Как видно, многие беды принесла война, оккупация гитлеровской армией Франции.
Но она была для Бунина не только источником крайних бытовых невзгод, ужасов тоталитарного фашизма, непрекращающихся опасностей для свободы личности. Великая битва, развернувшаяся с 22 июня 1941 года на полях России, стала еще и причиной несказанных душевных переживаний, волнений, мучительных раздумий о судьбах горячо любимой писателем Родины. Бунин жадно ловит радиосводки о положении на восточном фронте, следит за газетами, испещряет дневник новыми и новыми записями, переходя от надежды к отчаянию, от отчаяния к надежде:
«1.VII.41. Вторник... Страшные бои русских и немцев. Минск еще держится.
6.VII.41. Противно — ничего не знаешь толком, как идет война в России...
13.VII.41. Воскресенье. Взят Витебск. Больно. Как взяли Витебск? В каком виде? Ничего не знаем...
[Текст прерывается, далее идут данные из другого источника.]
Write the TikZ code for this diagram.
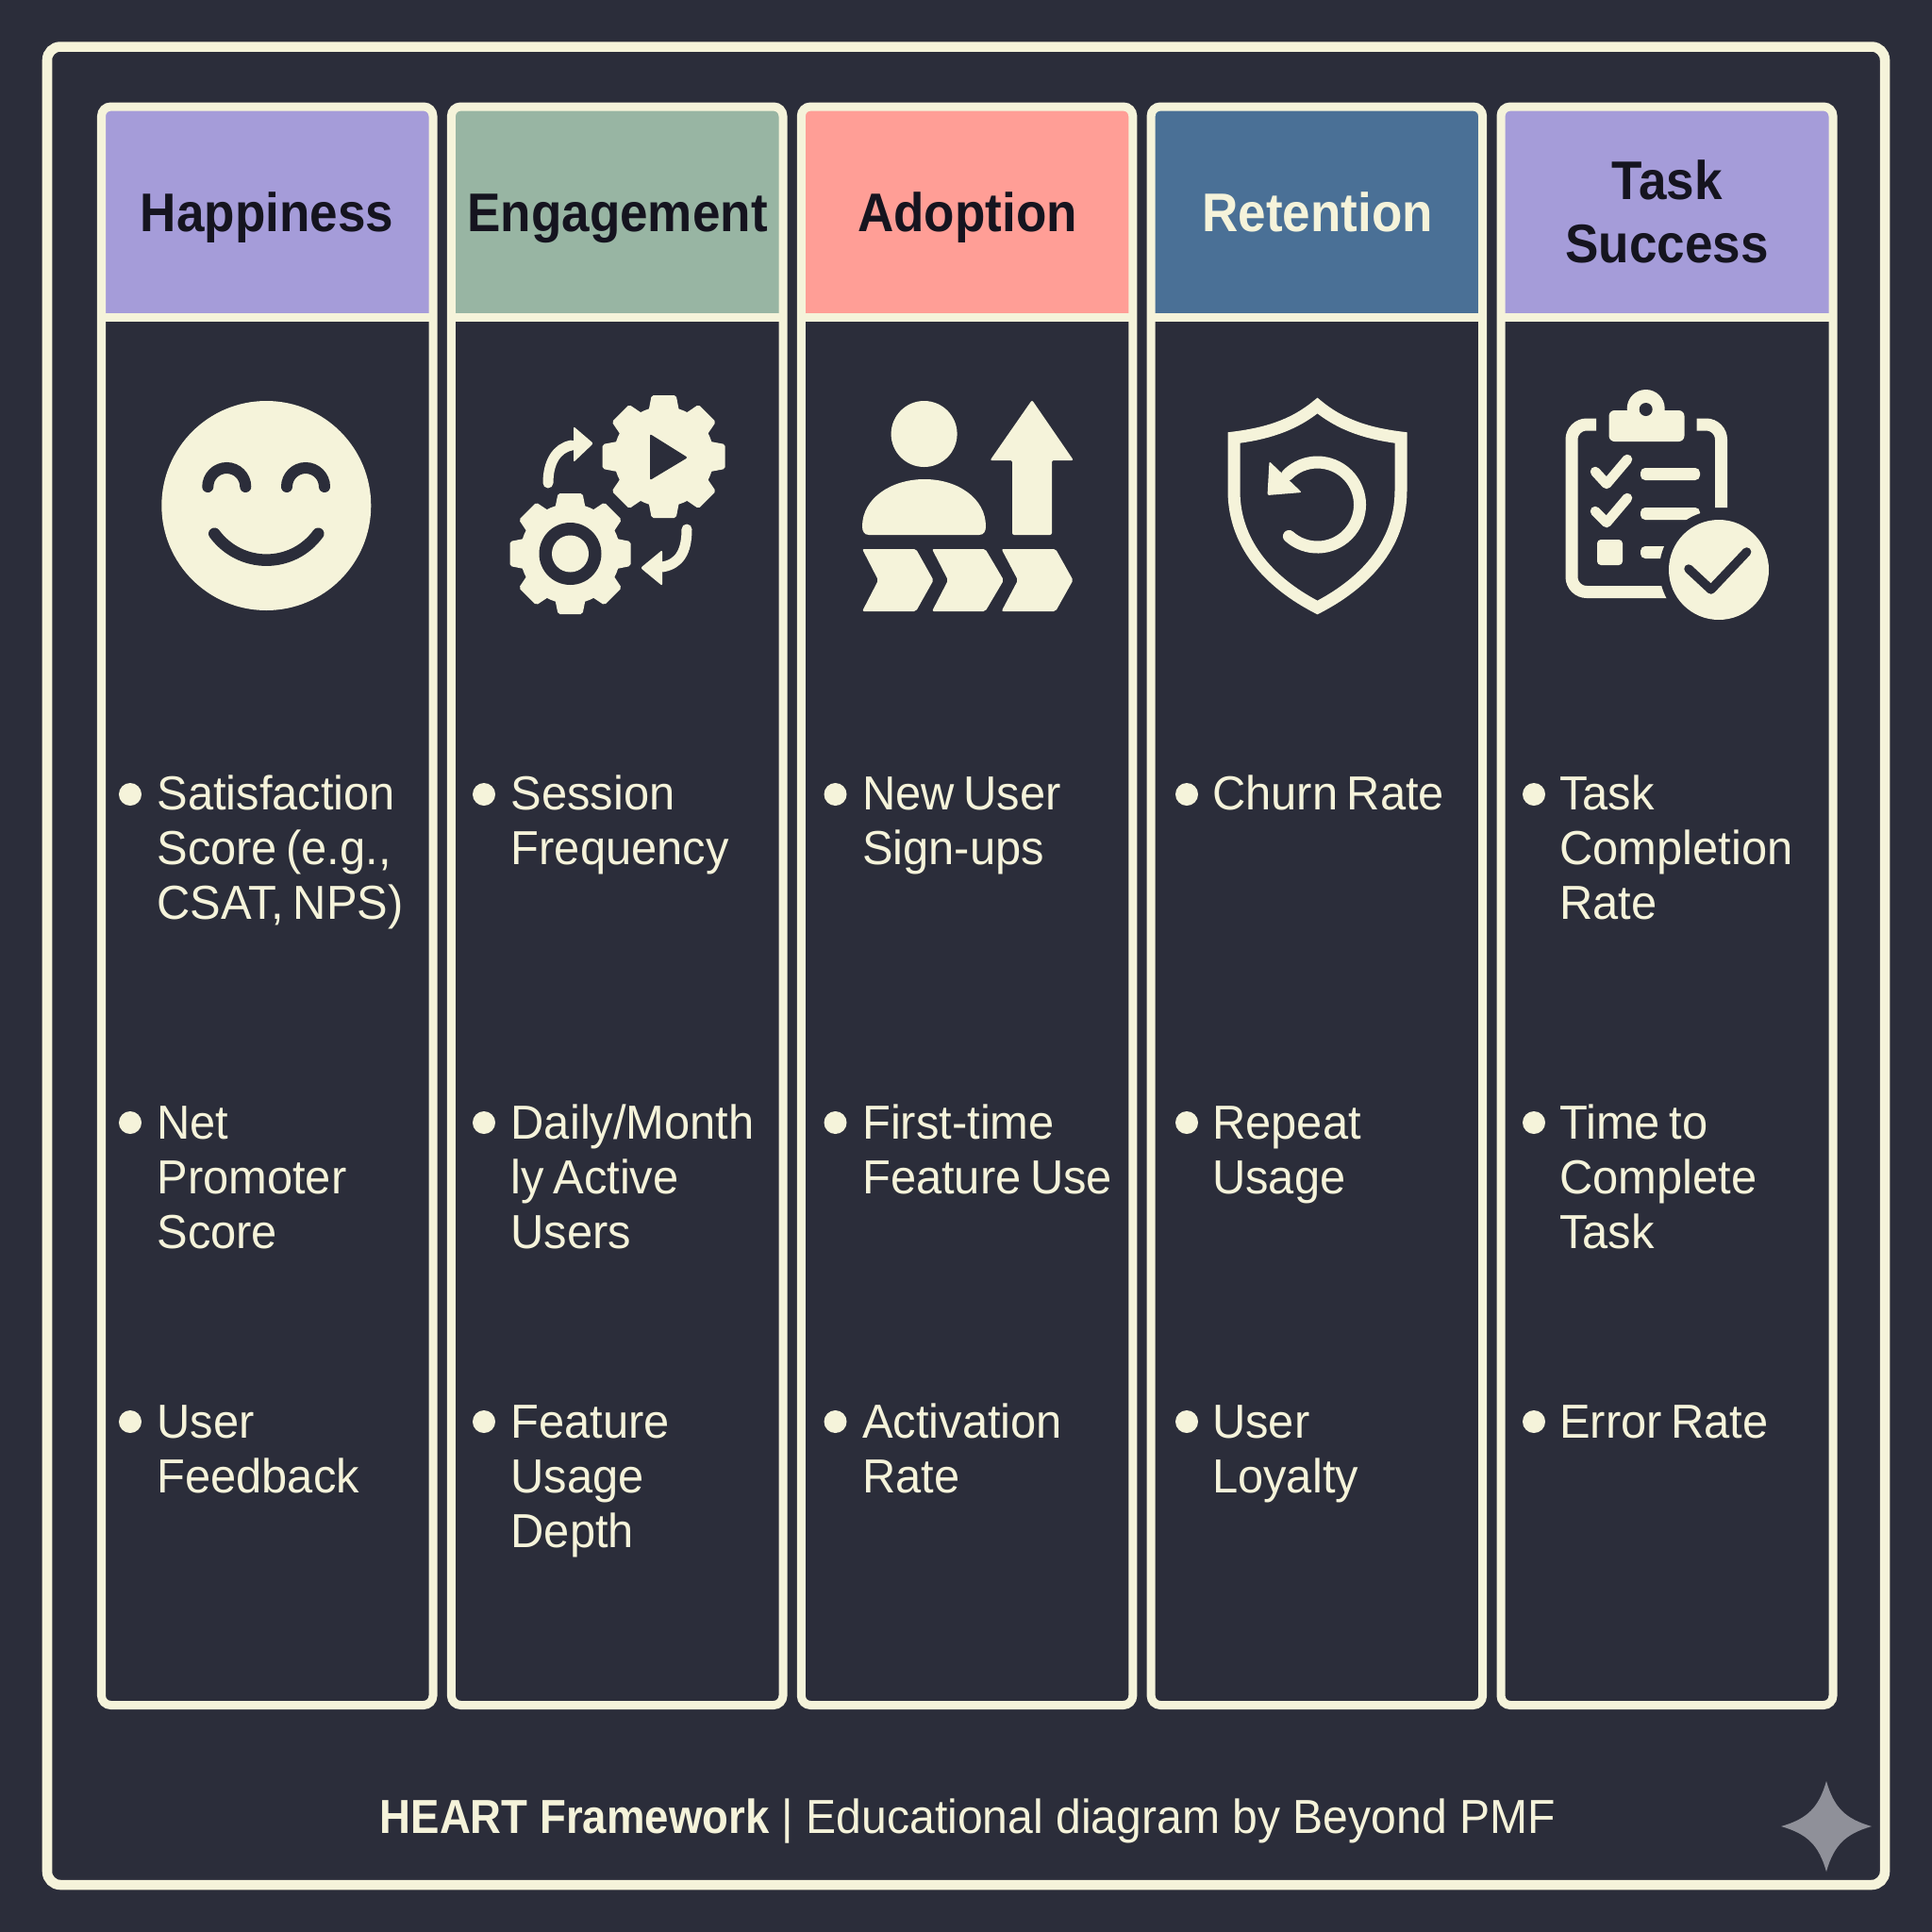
\documentclass[tikz,border=0pt]{standalone}
\usepackage{fontspec}
\setmainfont[FakeStretch=0.965,WordSpace=0.7]{Liberation Sans}
\newfontfamily\footreg[FakeStretch=0.95]{Liberation Sans}
\newfontfamily\headfont[FakeStretch=0.92]{Liberation Sans Bold}
\newfontfamily\footfont[FakeStretch=0.9]{Liberation Sans Bold}
\definecolor{darkbg}{HTML}{2B2D3A}
\definecolor{cream}{HTML}{F5F3DA}
\definecolor{headpurple}{HTML}{A59CD9}
\definecolor{headgreen}{HTML}{98B5A3}
\definecolor{headpink}{HTML}{FF9E96}
\definecolor{headblue}{HTML}{4A7096}
\definecolor{headink}{HTML}{15141F}
\definecolor{sparkgrey}{HTML}{8F9099}
\tikzset{
  colline/.style={draw=cream,line width=0.09cm,rounded corners=0.1cm},
  headtop/.style={rounded corners=0.1cm},
  headtext/.style={font=\headfont\fontsize{16.4}{19.3}\selectfont,anchor=base,align=center,text width=3.4cm,inner sep=0pt,text=headink},
  itemtext/.style={font=\fontsize{14.4}{16.5}\selectfont,anchor=base west,align=flush left,text width=3.2cm,inner sep=0pt,text=cream},
  itemdot/.style={circle,fill=cream,minimum size=0.24cm,inner sep=0pt},
  iconline/.style={draw=cream,line cap=round,line join=round},
  softcorner/.style={rounded corners=0.02cm}
}
\begin{document}
\begin{tikzpicture}[x=0.01cm,y=-0.01cm]
\useasboundingbox (0,0) rectangle (2048,2048);
\fill [darkbg] (0,0) rectangle (2048,2048);
\draw [cream,line width=0.105cm,rounded corners=0.14cm] (50,49.5) rectangle (1998,1998);
% header bands
\fill [headpurple,headtop] (107.5,336.5) -- (107.5,113) -- (459,113) -- (459,336.5) -- cycle;
\fill [headgreen,headtop] (478.4,336.5) -- (478.4,113) -- (830,113) -- (830,336.5) -- cycle;
\fill [headpink,headtop] (849.3,336.5) -- (849.3,113) -- (1200.8,113) -- (1200.8,336.5) -- cycle;
\fill [headblue,headtop] (1220.1,336.5) -- (1220.1,113) -- (1571.6,113) -- (1571.6,336.5) -- cycle;
\fill [headpurple,headtop] (1591,336.5) -- (1591,113) -- (1943,113) -- (1943,336.5) -- cycle;
% columns
\draw [colline] (107.5,113) rectangle (459,1807.5);
\draw [colline] (478.4,113) rectangle (830,1807.5);
\draw [colline] (849.3,113) rectangle (1200.8,1807.5);
\draw [colline] (1220.1,113) rectangle (1571.6,1807.5);
\draw [colline] (1591,113) rectangle (1943,1807.5);
\draw [cream,line width=0.09cm] (107.5,336.5) -- (459,336.5);
\draw [cream,line width=0.09cm] (478.4,336.5) -- (830,336.5);
\draw [cream,line width=0.09cm] (849.3,336.5) -- (1200.8,336.5);
\draw [cream,line width=0.09cm] (1220.1,336.5) -- (1571.6,336.5);
\draw [cream,line width=0.09cm] (1591,336.5) -- (1943,336.5);
% titles
\node [headtext] (happiness) at (283,245) {Happiness};
\node [headtext] (engagement) at (654.5,245) {Engagement};
\node [headtext] (adoption) at (1025.5,245) {Adoption};
\node [headtext,text=cream] (retention) at (1396.5,245) {Retention};
\node [headtext] (tasksuccess) at (1767,211) {Task\\Success};
% smile
\fill [cream] (282.3,536) circle (111);
\draw [darkbg,line width=0.12cm,line cap=round] (220.3,516) arc (180:360:20);
\draw [darkbg,line width=0.12cm,line cap=round] (304,516) arc (180:360:20);
\draw [darkbg,line width=0.125cm,line cap=round] (227.3,565.7) .. controls (255,603) and (310,603) .. (337.3,565.7);
% gears
\foreach \a in {0,45,...,315} {
  \fill [cream,softcorner,rotate around={\a:(703.7,484)}] (686.7,440) -- (690.7,419) -- (716.7,419) -- (720.7,440) -- cycle;
  \fill [cream,softcorner,rotate around={\a:(604.5,587)}] (587.5,543) -- (591.5,523) -- (617.5,523) -- (621.5,543) -- cycle;
}
\fill [cream] (703.7,484) circle (53);
\fill [darkbg,softcorner] (689,460) -- (729,485) -- (689,509) -- cycle;
\fill [cream] (604.5,587) circle (53);
\fill [darkbg] (604.5,587) circle (33);
\fill [cream] (604.5,587) circle (19.5);
\draw [iconline,line width=0.11cm] (581,512) .. controls (581,490) and (590,475) .. (606,472);
\fill [cream,softcorner] (608,452) -- (629,470) -- (608,490) -- cycle;
\draw [iconline,line width=0.11cm] (728,561) .. controls (728,585) and (720,598) .. (702,601);
\fill [cream,softcorner] (702,583) -- (679,602) -- (702,621) -- cycle;
% person, arrow, chevrons
\fill [cream] (979.6,460) circle (35);
\fill [cream] (921,567) .. controls (916,567) and (914,563) .. (914,558) .. controls (914,528) and (945,508) .. (980,508) .. controls (1015,508) and (1045,528) .. (1045,558) .. controls (1045,563) and (1043,567) .. (1038,567) -- cycle;
\fill [cream,softcorner] (1094,424) -- (1138,488) -- (1115,488) -- (1115,567) -- (1073,567) -- (1073,488) -- (1049.5,488) -- cycle;
\fill [cream,softcorner] (914,582) -- (971,582) -- (989.5,615) -- (971,648) -- (914,648) -- (931,615) -- cycle;
\fill [cream,softcorner] (988,582) -- (1044.5,582) -- (1064,615) -- (1044.5,648) -- (988,648) -- (1005,615) -- cycle;
\fill [cream,softcorner] (1061.6,582) -- (1119,582) -- (1137.5,615) -- (1119,648) -- (1061.6,648) -- (1079,615) -- cycle;
% shield
\draw [cream,line width=0.13cm,line join=miter] (1396.5,430) .. controls (1370,452) and (1340,460) .. (1308,464) -- (1308,520) .. controls (1308,580) and (1350,620) .. (1396.5,644) .. controls (1443,620) and (1485,580) .. (1485,520) -- (1485,464) .. controls (1453,460) and (1423,452) .. (1396.5,430) -- cycle;
\draw [iconline,line width=0.13cm] (1364.7,503.2) arc (225:492:45);
\fill [cream,softcorner] (1345.5,489) -- (1343.5,525) -- (1380,522) -- cycle;
% clipboard
\draw [cream,line width=0.13cm,rounded corners=0.16cm] (1692,450) -- (1666,450) -- (1666,627.5) -- (1790,627.5);
\draw [cream,line width=0.13cm,rounded corners=0.16cm] (1798.5,450) -- (1824.5,450) -- (1824.5,538);
\fill [cream] (1744.7,433) circle (20);
\fill [cream,rounded corners=0.06cm] (1705.5,435) rectangle (1785.5,468);
\fill [darkbg] (1744.7,434) circle (7);
\draw [iconline,line width=0.105cm] (1691,500) -- (1703,513) -- (1725,487);
\draw [iconline,line width=0.105cm] (1691,542) -- (1703,554) -- (1725,528);
\fill [cream,rounded corners=0.05cm] (1739,496) rectangle (1802,509);
\fill [cream,rounded corners=0.05cm] (1739,538) rectangle (1802,551);
\fill [cream,rounded corners=0.04cm] (1693,572) rectangle (1720,599);
\fill [cream,rounded corners=0.05cm] (1739,579) rectangle (1790,592);
\fill [darkbg] (1822,604) circle (63);
\fill [cream] (1822,604) circle (53);
\draw [darkbg,line width=0.095cm,line cap=round,line join=round] (1790,603) -- (1813.7,625) -- (1851.6,585);
% items, first row
\node [itemdot] (dot11) at (138,842) {};
\node [itemtext] (item11) at (165.7,858) {Satisfaction\\Score (e.g.,\\CSAT, NPS)};
\node [itemdot] (dot21) at (513,842) {};
\node [itemtext] (item21) at (541,858) {Session\\Frequency};
\node [itemdot] (dot31) at (885.5,842) {};
\node [itemtext] (item31) at (913.5,858) {New User\\Sign-ups};
\node [itemdot] (dot41) at (1258,842) {};
\node [itemtext] (item41) at (1284.5,858) {Churn Rate};
\node [itemdot] (dot51) at (1626,842) {};
\node [itemtext] (item51) at (1652.5,858) {Task\\Completion\\Rate};
% second row
\node [itemdot] (dot12) at (138,1190) {};
\node [itemtext] (item12) at (165.7,1207) {Net\\Promoter\\Score};
\node [itemdot] (dot22) at (513,1190) {};
\node [itemtext] (item22) at (541,1207) {Daily/Month\\ly Active\\Users};
\node [itemdot] (dot32) at (885.5,1190) {};
\node [itemtext] (item32) at (913.5,1207) {First-time\\Feature Use};
\node [itemdot] (dot42) at (1258,1190) {};
\node [itemtext] (item42) at (1284.5,1207) {Repeat\\Usage};
\node [itemdot] (dot52) at (1626,1190) {};
\node [itemtext] (item52) at (1652.5,1207) {Time to\\Complete\\Task};
% third row
\node [itemdot] (dot13) at (138,1507) {};
\node [itemtext] (item13) at (165.7,1524) {User\\Feedback};
\node [itemdot] (dot23) at (513,1507) {};
\node [itemtext] (item23) at (541,1524) {Feature\\Usage\\Depth};
\node [itemdot] (dot33) at (885.5,1507) {};
\node [itemtext] (item33) at (913.5,1524) {Activation\\Rate};
\node [itemdot] (dot43) at (1258,1507) {};
\node [itemtext] (item43) at (1284.5,1524) {User\\Loyalty};
\node [itemdot] (dot53) at (1626,1507) {};
\node [itemtext] (item53) at (1652.5,1524) {Error Rate};
% footer
\node [anchor=base west,inner sep=0pt,text=cream,font=\footreg\fontsize{14.4}{16.5}\selectfont] (footer) at (402,1943) {{\footfont HEART Framework} | Educational diagram by Beyond PMF};
\fill [sparkgrey] (1936,1888) .. controls (1944,1916) and (1956,1928) .. (1984,1936) .. controls (1956,1944) and (1944,1956) .. (1936,1984) .. controls (1928,1956) and (1916,1944) .. (1888,1936) .. controls (1916,1928) and (1928,1916) .. (1936,1888);
\end{tikzpicture}
\end{document}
24.VII.41. Четверг. Третий день бомбардировали Москву. Это совсем ново для нас! Газеты, радио — все брехня. Одно ясно — пока «не так склалось, як ждалось»...
1
Устами Буниных. Дневники Ивана Алексеевича и Веры Николаевны и другие архивные материалы, под редакцией Милицы Грин. В 3-х томах. Т. III. Франкфурт-на-Майне, 1982, с. 165.